====== GIVEN DATA ======

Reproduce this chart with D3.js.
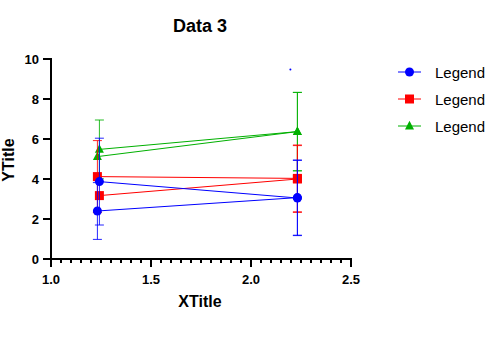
<!DOCTYPE html>
<html>
<head>
<meta charset="utf-8">
<script src="https://cdn.jsdelivr.net/npm/d3@7"></script>
<style>
  html, body { margin: 0; padding: 0; background: #fff; }
  svg { display: block; font-family: "Liberation Sans", Arial, sans-serif; }
</style>
</head>
<body>
<svg id="chart" width="494" height="339"></svg>
<script>
// Chart text
const chartTitle = "Data 3";
const xTitle = "XTitle";
const yTitle = "YTitle";
const legendLabels = ["Legend", "Legend", "Legend"];
const seriesColors = ["#0000ff", "#ff0000", "#00b000"];
const seriesShapes = ["circle", "square", "triangle"];

// Axis ticks
const xTickValues = [1.0, 1.5, 2.0, 2.5];
const xTickLabels = ["1.0", "1.5", "2.0", "2.5"];
const xMinorStep = 0.05;
const yTickValues = [0, 2, 4, 6, 8, 10];
const yTickLabels = ["0", "2", "4", "6", "8", "10"];

// Two replicate lines per series: x, mean, error (± SD)
const blueA_x = [1.232, 2.232], blueA_y = [2.40, 3.07], blueA_err = [1.42, 1.88];
const blueB_x = [1.242, 2.232], blueB_y = [3.87, 3.05], blueB_err = [2.17, 1.88];
const redA_x  = [1.232, 2.232], redA_y  = [4.12, 4.03], redA_err  = [1.80, 1.67];
const redB_x  = [1.242, 2.232], redB_y  = [3.17, 4.00], redB_err  = [0.00, 1.67];
const greenA_x = [1.242, 2.232], greenA_y = [5.48, 6.37], greenA_err = [1.47, 1.96];
const greenB_x = [1.232, 2.232], greenB_y = [5.12, 6.37], greenB_err = [0.00, 1.96];

// A lone extra point of the first series
const extra_x = [2.197], extra_y = [9.48];

const lines = [
  { s: 2, x: greenA_x, y: greenA_y, e: greenA_err },
  { s: 2, x: greenB_x, y: greenB_y, e: greenB_err },
  { s: 1, x: redA_x, y: redA_y, e: redA_err },
  { s: 1, x: redB_x, y: redB_y, e: redB_err },
  { s: 0, x: blueA_x, y: blueA_y, e: blueA_err },
  { s: 0, x: blueB_x, y: blueB_y, e: blueB_err }
];

const svg = d3.select("#chart");
const x = d3.scaleLinear().domain([1.0, 2.5]).range([51, 351]);
const y = d3.scaleLinear().domain([0, 10]).range([259, 59]);

// Title
svg.append("text").attr("x", 200).attr("y", 32).attr("text-anchor", "middle")
  .attr("font-size", 18).attr("font-weight", "bold").text(chartTitle);

// Marker drawing
function marker(g, shape, cx, cy, color, size) {
  const r = size / 2;
  if (shape === "circle") {
    g.append("circle").attr("cx", cx).attr("cy", cy).attr("r", r).attr("fill", color);
  } else if (shape === "square") {
    g.append("rect").attr("x", cx - r).attr("y", cy - r).attr("width", size).attr("height", size).attr("fill", color);
  } else {
    const h = size * 0.95;
    g.append("path")
      .attr("d", `M${cx},${cy - h * 0.6}L${cx + r},${cy + h * 0.4}L${cx - r},${cy + h * 0.4}Z`)
      .attr("fill", color);
  }
}

const plot = svg.append("g");
const lineGen = d3.line().x(d => x(d[0])).y(d => y(d[1]));

lines.forEach(L => {
  const color = seriesColors[L.s];
  const g = plot.append("g");
  const pts = L.x.map((v, i) => [v, L.y[i], L.e[i]]);
  // error bars
  pts.forEach(p => {
    if (p[2] > 0) {
      const px = x(p[0]);
      g.append("line").attr("x1", px).attr("x2", px)
        .attr("y1", y(p[1] - p[2])).attr("y2", y(p[1] + p[2]))
        .attr("stroke", color).attr("stroke-width", 1).attr("stroke-opacity", 0.85);
      [p[1] - p[2], p[1] + p[2]].forEach(v => {
        g.append("line").attr("x1", px - 4.5).attr("x2", px + 4.5)
          .attr("y1", y(v)).attr("y2", y(v))
          .attr("stroke", color).attr("stroke-width", 1).attr("stroke-opacity", 0.85);
      });
    }
  });
  g.append("path").datum(pts).attr("d", lineGen).attr("fill", "none")
    .attr("stroke", color).attr("stroke-width", 1);
  pts.forEach(p => marker(g, seriesShapes[L.s], x(p[0]), y(p[1]), color, 9));
});

// extra point
extra_x.forEach((v, i) => {
  plot.append("circle").attr("cx", x(v)).attr("cy", y(extra_y[i])).attr("r", 1)
    .attr("fill", seriesColors[0]);
});

// Axes
const axes = svg.append("g").attr("stroke", "#000").attr("stroke-width", 2);
axes.append("line").attr("x1", x(1.0)).attr("x2", x(2.5) + 1).attr("y1", y(0)).attr("y2", y(0));
axes.append("line").attr("x1", x(1.0)).attr("x2", x(1.0)).attr("y1", y(0) + 1).attr("y2", y(10) - 1);

// X ticks: minors and majors
d3.range(1.0, 2.5 + 1e-9, xMinorStep).forEach(v => {
  const major = xTickValues.some(t => Math.abs(t - v) < 1e-6);
  axes.append("line").attr("x1", x(v)).attr("x2", x(v))
    .attr("y1", y(0)).attr("y2", y(0) + (major ? 8 : 4));
});
// Y ticks
yTickValues.forEach(v => {
  axes.append("line").attr("x1", x(1.0) - 8).attr("x2", x(1.0))
    .attr("y1", y(v)).attr("y2", y(v));
});

// Tick labels
xTickValues.forEach((v, i) => {
  svg.append("text").attr("x", x(v)).attr("y", 284).attr("text-anchor", "middle")
    .attr("font-size", 13).attr("font-weight", "bold").text(xTickLabels[i]);
});
yTickValues.forEach((v, i) => {
  svg.append("text").attr("x", 39).attr("y", y(v) + 4.5).attr("text-anchor", "end")
    .attr("font-size", 13).attr("font-weight", "bold").text(yTickLabels[i]);
});

// Axis titles
svg.append("text").attr("x", 200).attr("y", 307).attr("text-anchor", "middle")
  .attr("font-size", 16).attr("font-weight", "bold").text(xTitle);
svg.append("text").attr("transform", "translate(13.5,160) rotate(-90)")
  .attr("text-anchor", "middle").attr("font-size", 16).attr("font-weight", "bold").text(yTitle);

// Legend
const legend = svg.append("g");
legendLabels.forEach((lab, i) => {
  const ly = 72 + i * 27;
  const color = seriesColors[i];
  legend.append("line").attr("x1", 398).attr("x2", 421).attr("y1", ly).attr("y2", ly)
    .attr("stroke", color).attr("stroke-width", 1);
  marker(legend, seriesShapes[i], 409.5, ly, color, 9);
  legend.append("text").attr("x", 435).attr("y", ly + 5.5).attr("font-size", 15)
    .attr("fill", "#000").text(lab);
});
</script>
</body>
</html>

======

### INSTRUCTION
Output all of the data exactly as it stands, minus any images.

### ANSWER TO THIS TASK
Reproduce this chart with D3.js.
<!DOCTYPE html>
<html>
<head>
<meta charset="utf-8">
<script src="https://cdn.jsdelivr.net/npm/d3@7"></script>
<style>
  html, body { margin: 0; padding: 0; background: #fff; }
  svg { display: block; font-family: "Liberation Sans", Arial, sans-serif; }
</style>
</head>
<body>
<svg id="chart" width="494" height="339"></svg>
<script>
// Chart text
const chartTitle = "Data 3";
const xTitle = "XTitle";
const yTitle = "YTitle";
const legendLabels = ["Legend", "Legend", "Legend"];
const seriesColors = ["#0000ff", "#ff0000", "#00b000"];
const seriesShapes = ["circle", "square", "triangle"];

// Axis ticks
const xTickValues = [1.0, 1.5, 2.0, 2.5];
const xTickLabels = ["1.0", "1.5", "2.0", "2.5"];
const xMinorStep = 0.05;
const yTickValues = [0, 2, 4, 6, 8, 10];
const yTickLabels = ["0", "2", "4", "6", "8", "10"];

// Two replicate lines per series: x, mean, error (± SD)
const blueA_x = [1.232, 2.232], blueA_y = [2.40, 3.07], blueA_err = [1.42, 1.88];
const blueB_x = [1.242, 2.232], blueB_y = [3.87, 3.05], blueB_err = [2.17, 1.88];
const redA_x  = [1.232, 2.232], redA_y  = [4.12, 4.03], redA_err  = [1.80, 1.67];
const redB_x  = [1.242, 2.232], redB_y  = [3.17, 4.00], redB_err  = [0.00, 1.67];
const greenA_x = [1.242, 2.232], greenA_y = [5.48, 6.37], greenA_err = [1.47, 1.96];
const greenB_x = [1.232, 2.232], greenB_y = [5.12, 6.37], greenB_err = [0.00, 1.96];

// A lone extra point of the first series
const extra_x = [2.197], extra_y = [9.48];

const lines = [
  { s: 2, x: greenA_x, y: greenA_y, e: greenA_err },
  { s: 2, x: greenB_x, y: greenB_y, e: greenB_err },
  { s: 1, x: redA_x, y: redA_y, e: redA_err },
  { s: 1, x: redB_x, y: redB_y, e: redB_err },
  { s: 0, x: blueA_x, y: blueA_y, e: blueA_err },
  { s: 0, x: blueB_x, y: blueB_y, e: blueB_err }
];

const svg = d3.select("#chart");
const x = d3.scaleLinear().domain([1.0, 2.5]).range([51, 351]);
const y = d3.scaleLinear().domain([0, 10]).range([259, 59]);

// Title
svg.append("text").attr("x", 200).attr("y", 32).attr("text-anchor", "middle")
  .attr("font-size", 18).attr("font-weight", "bold").text(chartTitle);

// Marker drawing
function marker(g, shape, cx, cy, color, size) {
  const r = size / 2;
  if (shape === "circle") {
    g.append("circle").attr("cx", cx).attr("cy", cy).attr("r", r).attr("fill", color);
  } else if (shape === "square") {
    g.append("rect").attr("x", cx - r).attr("y", cy - r).attr("width", size).attr("height", size).attr("fill", color);
  } else {
    const h = size * 0.95;
    g.append("path")
      .attr("d", `M${cx},${cy - h * 0.6}L${cx + r},${cy + h * 0.4}L${cx - r},${cy + h * 0.4}Z`)
      .attr("fill", color);
  }
}

const plot = svg.append("g");
const lineGen = d3.line().x(d => x(d[0])).y(d => y(d[1]));

lines.forEach(L => {
  const color = seriesColors[L.s];
  const g = plot.append("g");
  const pts = L.x.map((v, i) => [v, L.y[i], L.e[i]]);
  // error bars
  pts.forEach(p => {
    if (p[2] > 0) {
      const px = x(p[0]);
      g.append("line").attr("x1", px).attr("x2", px)
        .attr("y1", y(p[1] - p[2])).attr("y2", y(p[1] + p[2]))
        .attr("stroke", color).attr("stroke-width", 1).attr("stroke-opacity", 0.85);
      [p[1] - p[2], p[1] + p[2]].forEach(v => {
        g.append("line").attr("x1", px - 4.5).attr("x2", px + 4.5)
          .attr("y1", y(v)).attr("y2", y(v))
          .attr("stroke", color).attr("stroke-width", 1).attr("stroke-opacity", 0.85);
      });
    }
  });
  g.append("path").datum(pts).attr("d", lineGen).attr("fill", "none")
    .attr("stroke", color).attr("stroke-width", 1);
  pts.forEach(p => marker(g, seriesShapes[L.s], x(p[0]), y(p[1]), color, 9));
});

// extra point
extra_x.forEach((v, i) => {
  plot.append("circle").attr("cx", x(v)).attr("cy", y(extra_y[i])).attr("r", 1)
    .attr("fill", seriesColors[0]);
});

// Axes
const axes = svg.append("g").attr("stroke", "#000").attr("stroke-width", 2);
axes.append("line").attr("x1", x(1.0)).attr("x2", x(2.5) + 1).attr("y1", y(0)).attr("y2", y(0));
axes.append("line").attr("x1", x(1.0)).attr("x2", x(1.0)).attr("y1", y(0) + 1).attr("y2", y(10) - 1);

// X ticks: minors and majors
d3.range(1.0, 2.5 + 1e-9, xMinorStep).forEach(v => {
  const major = xTickValues.some(t => Math.abs(t - v) < 1e-6);
  axes.append("line").attr("x1", x(v)).attr("x2", x(v))
    .attr("y1", y(0)).attr("y2", y(0) + (major ? 8 : 4));
});
// Y ticks
yTickValues.forEach(v => {
  axes.append("line").attr("x1", x(1.0) - 8).attr("x2", x(1.0))
    .attr("y1", y(v)).attr("y2", y(v));
});

// Tick labels
xTickValues.forEach((v, i) => {
  svg.append("text").attr("x", x(v)).attr("y", 284).attr("text-anchor", "middle")
    .attr("font-size", 13).attr("font-weight", "bold").text(xTickLabels[i]);
});
yTickValues.forEach((v, i) => {
  svg.append("text").attr("x", 39).attr("y", y(v) + 4.5).attr("text-anchor", "end")
    .attr("font-size", 13).attr("font-weight", "bold").text(yTickLabels[i]);
});

// Axis titles
svg.append("text").attr("x", 200).attr("y", 307).attr("text-anchor", "middle")
  .attr("font-size", 16).attr("font-weight", "bold").text(xTitle);
svg.append("text").attr("transform", "translate(13.5,160) rotate(-90)")
  .attr("text-anchor", "middle").attr("font-size", 16).attr("font-weight", "bold").text(yTitle);

// Legend
const legend = svg.append("g");
legendLabels.forEach((lab, i) => {
  const ly = 72 + i * 27;
  const color = seriesColors[i];
  legend.append("line").attr("x1", 398).attr("x2", 421).attr("y1", ly).attr("y2", ly)
    .attr("stroke", color).attr("stroke-width", 1);
  marker(legend, seriesShapes[i], 409.5, ly, color, 9);
  legend.append("text").attr("x", 435).attr("y", ly + 5.5).attr("font-size", 15)
    .attr("fill", "#000").text(lab);
});
</script>
</body>
</html>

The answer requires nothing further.